"In our view, all the ECB’s latest policy announcements are targeted at the supply side of the Eurozone’s credit cycle: banks. In a couple of months, once all the current measures have been fully implemented, banks can no longer be the root cause of sluggish credit growth."
"However, if neither economic nor credit growth picks up in the next 3-6 months, and if the ECB remains in its current whatever-it-takes mode for the economy, fully-fledged QE now looks like a realistic final option."
"What if the latest monetary policy fireworks turn out to be ineffective? Fed-style QE, ie, the purchase of government bonds, is in our view still an illusion of omnipotence."

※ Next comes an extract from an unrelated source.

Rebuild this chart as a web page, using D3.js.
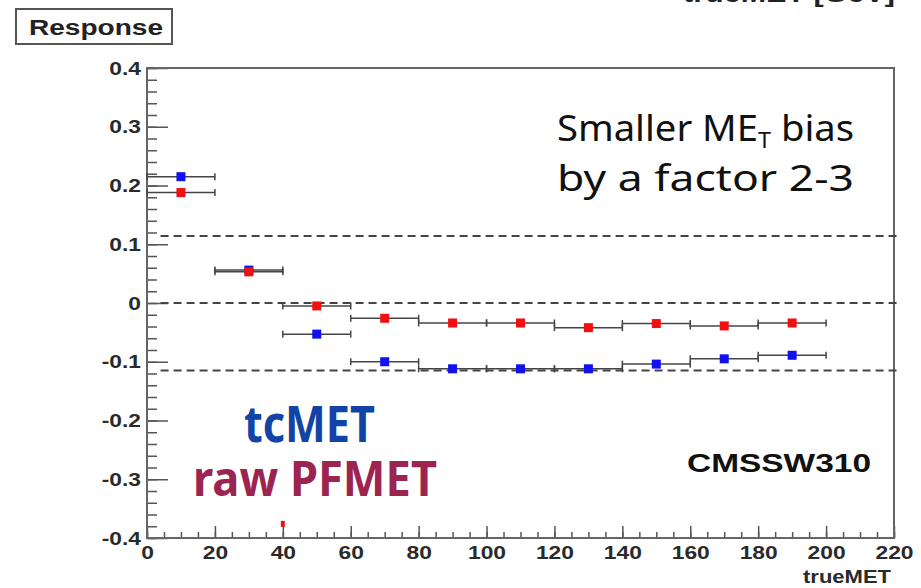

"A further lowering of government bond yields from already low levels would not make a big difference. Therefore, a more effective option for the ECB would be, at least in theory, to start a Bernanke-style helicopter drop of money, if it really wants to at least support the demand side of the Eurozone economy."
"It could literally print money, or adopt indirect measures such as, for example, purchasing EU bonds issued to finance new European investment projects."
"While we would see this as a highly controversial, final and nuclear option, we don’t think the ECB is ready to make history as a modern-day Sisyphus."
"Therefore, new actions, ideally both by governments and the ECB, to push the Eurozone economy over the stagnation hill look highly probable."